> _What the task requires_:
Find the string "this" and gather every line that holds it.

[Stored records]
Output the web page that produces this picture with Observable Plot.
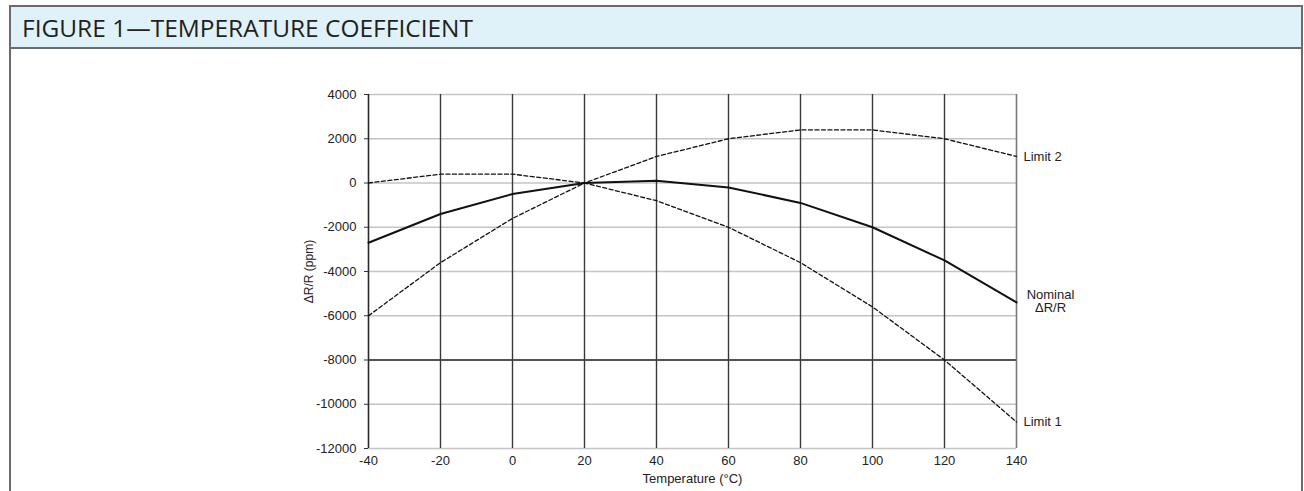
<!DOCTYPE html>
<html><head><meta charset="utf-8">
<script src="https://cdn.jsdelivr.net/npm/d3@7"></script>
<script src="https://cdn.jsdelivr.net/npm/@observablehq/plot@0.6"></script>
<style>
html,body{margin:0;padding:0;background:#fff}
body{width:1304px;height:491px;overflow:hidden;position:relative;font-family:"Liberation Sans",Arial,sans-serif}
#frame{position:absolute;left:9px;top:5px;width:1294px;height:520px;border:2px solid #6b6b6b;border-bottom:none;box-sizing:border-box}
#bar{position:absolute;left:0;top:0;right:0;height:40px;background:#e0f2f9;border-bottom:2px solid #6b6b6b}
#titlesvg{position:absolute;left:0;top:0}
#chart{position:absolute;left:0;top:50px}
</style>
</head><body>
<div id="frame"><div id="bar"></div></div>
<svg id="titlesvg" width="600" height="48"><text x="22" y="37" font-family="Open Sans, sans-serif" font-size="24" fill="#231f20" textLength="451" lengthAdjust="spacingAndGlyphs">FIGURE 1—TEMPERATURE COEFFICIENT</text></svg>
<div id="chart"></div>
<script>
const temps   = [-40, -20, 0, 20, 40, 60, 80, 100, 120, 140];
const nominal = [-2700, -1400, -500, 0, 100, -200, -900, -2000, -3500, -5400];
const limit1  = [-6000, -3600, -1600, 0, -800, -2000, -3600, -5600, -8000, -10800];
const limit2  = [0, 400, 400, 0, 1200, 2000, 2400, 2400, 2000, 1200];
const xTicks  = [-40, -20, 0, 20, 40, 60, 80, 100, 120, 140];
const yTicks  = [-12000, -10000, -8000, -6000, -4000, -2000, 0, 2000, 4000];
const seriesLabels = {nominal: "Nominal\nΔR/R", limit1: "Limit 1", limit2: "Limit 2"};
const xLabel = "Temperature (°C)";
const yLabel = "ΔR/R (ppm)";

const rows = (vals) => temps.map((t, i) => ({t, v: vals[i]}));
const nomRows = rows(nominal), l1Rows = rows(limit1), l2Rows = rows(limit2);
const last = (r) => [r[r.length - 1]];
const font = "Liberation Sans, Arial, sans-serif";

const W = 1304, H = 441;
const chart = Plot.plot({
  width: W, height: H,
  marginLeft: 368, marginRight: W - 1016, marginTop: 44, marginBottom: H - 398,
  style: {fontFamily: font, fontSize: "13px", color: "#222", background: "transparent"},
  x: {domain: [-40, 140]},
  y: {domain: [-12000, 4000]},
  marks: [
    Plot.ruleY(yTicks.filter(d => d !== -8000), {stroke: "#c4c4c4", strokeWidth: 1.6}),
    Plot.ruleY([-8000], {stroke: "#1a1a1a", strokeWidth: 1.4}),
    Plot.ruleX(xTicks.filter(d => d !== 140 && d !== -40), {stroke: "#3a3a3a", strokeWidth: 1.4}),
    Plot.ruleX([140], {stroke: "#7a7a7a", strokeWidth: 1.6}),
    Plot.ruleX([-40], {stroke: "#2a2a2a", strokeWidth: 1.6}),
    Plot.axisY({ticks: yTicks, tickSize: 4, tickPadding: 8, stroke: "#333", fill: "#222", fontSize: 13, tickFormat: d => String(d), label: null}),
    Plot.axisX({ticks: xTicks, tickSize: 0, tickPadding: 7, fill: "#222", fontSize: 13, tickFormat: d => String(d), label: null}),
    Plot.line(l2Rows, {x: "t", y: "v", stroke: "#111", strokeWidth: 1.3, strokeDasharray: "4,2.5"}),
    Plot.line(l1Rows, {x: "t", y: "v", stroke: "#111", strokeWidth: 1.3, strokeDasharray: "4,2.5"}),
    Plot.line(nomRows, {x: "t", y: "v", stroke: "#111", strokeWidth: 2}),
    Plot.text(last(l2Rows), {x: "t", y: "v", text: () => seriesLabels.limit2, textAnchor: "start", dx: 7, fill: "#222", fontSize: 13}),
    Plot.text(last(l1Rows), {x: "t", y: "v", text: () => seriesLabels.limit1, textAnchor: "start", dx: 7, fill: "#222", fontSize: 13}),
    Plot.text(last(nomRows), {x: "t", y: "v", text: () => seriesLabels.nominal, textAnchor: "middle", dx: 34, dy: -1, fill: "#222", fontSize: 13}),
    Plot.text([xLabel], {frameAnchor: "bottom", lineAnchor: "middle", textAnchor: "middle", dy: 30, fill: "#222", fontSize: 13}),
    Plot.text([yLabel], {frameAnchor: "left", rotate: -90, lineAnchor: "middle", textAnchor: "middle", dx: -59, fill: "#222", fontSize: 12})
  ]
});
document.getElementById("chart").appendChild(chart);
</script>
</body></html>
==
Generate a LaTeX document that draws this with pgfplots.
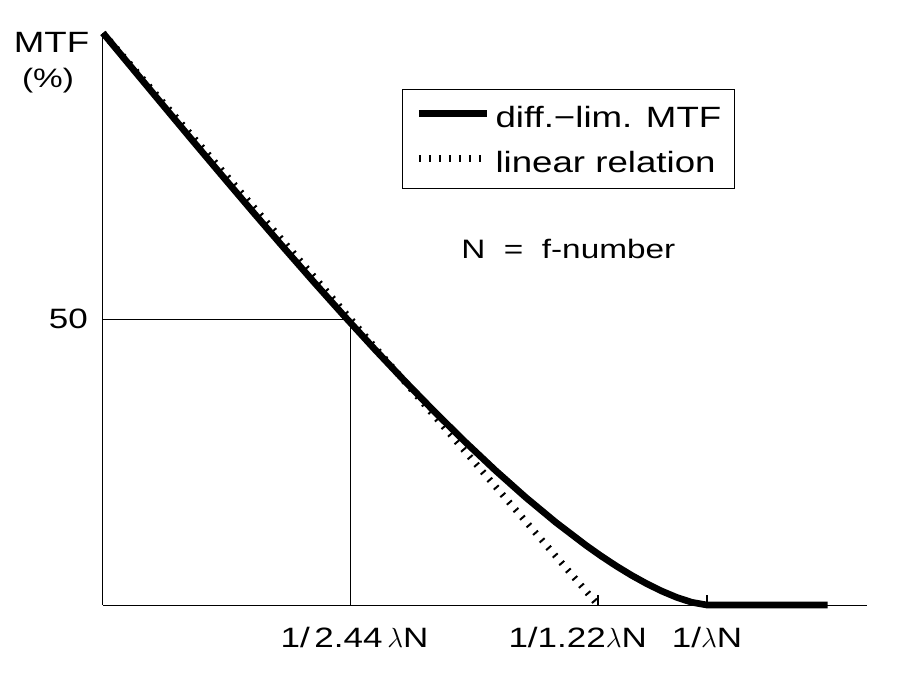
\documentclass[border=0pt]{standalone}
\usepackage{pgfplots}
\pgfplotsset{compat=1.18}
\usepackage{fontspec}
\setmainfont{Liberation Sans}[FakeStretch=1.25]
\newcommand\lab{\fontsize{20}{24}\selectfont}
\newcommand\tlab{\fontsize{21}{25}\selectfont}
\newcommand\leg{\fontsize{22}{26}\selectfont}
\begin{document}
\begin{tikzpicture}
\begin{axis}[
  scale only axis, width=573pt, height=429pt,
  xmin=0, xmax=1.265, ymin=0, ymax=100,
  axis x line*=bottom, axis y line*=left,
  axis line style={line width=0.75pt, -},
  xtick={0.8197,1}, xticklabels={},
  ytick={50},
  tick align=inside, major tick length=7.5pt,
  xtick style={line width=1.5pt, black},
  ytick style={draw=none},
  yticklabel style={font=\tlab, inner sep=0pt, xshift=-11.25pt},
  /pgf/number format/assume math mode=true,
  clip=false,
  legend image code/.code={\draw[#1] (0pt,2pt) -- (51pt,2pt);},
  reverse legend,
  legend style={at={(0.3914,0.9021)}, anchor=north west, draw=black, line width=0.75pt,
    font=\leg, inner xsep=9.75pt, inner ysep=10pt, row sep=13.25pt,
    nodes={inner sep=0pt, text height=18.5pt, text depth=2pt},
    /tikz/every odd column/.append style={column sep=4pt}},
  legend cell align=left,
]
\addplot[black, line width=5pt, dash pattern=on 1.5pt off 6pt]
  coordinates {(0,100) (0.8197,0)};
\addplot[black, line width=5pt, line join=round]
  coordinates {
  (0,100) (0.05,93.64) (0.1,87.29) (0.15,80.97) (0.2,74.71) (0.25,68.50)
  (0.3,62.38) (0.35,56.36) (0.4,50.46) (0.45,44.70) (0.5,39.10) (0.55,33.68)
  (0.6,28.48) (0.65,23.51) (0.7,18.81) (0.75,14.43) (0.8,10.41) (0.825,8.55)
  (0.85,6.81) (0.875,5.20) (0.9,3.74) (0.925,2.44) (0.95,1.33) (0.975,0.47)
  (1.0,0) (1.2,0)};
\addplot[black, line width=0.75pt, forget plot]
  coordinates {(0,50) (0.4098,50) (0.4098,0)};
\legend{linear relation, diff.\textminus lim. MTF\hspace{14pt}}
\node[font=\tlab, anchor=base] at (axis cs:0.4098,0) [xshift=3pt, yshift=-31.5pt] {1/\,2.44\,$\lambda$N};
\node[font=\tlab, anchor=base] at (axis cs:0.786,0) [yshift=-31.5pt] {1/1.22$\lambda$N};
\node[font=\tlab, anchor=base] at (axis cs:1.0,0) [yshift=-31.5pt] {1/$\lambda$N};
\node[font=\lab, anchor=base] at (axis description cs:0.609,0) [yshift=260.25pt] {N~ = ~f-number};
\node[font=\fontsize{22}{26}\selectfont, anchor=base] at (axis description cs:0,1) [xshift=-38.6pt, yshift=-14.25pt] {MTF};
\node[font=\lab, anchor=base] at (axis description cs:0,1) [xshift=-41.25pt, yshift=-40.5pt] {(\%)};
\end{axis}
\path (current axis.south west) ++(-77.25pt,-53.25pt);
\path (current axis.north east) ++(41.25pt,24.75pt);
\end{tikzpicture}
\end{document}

> _Response_:
Output the web page that produces this picture with Observable Plot.
Generate a LaTeX document that draws this with pgfplots.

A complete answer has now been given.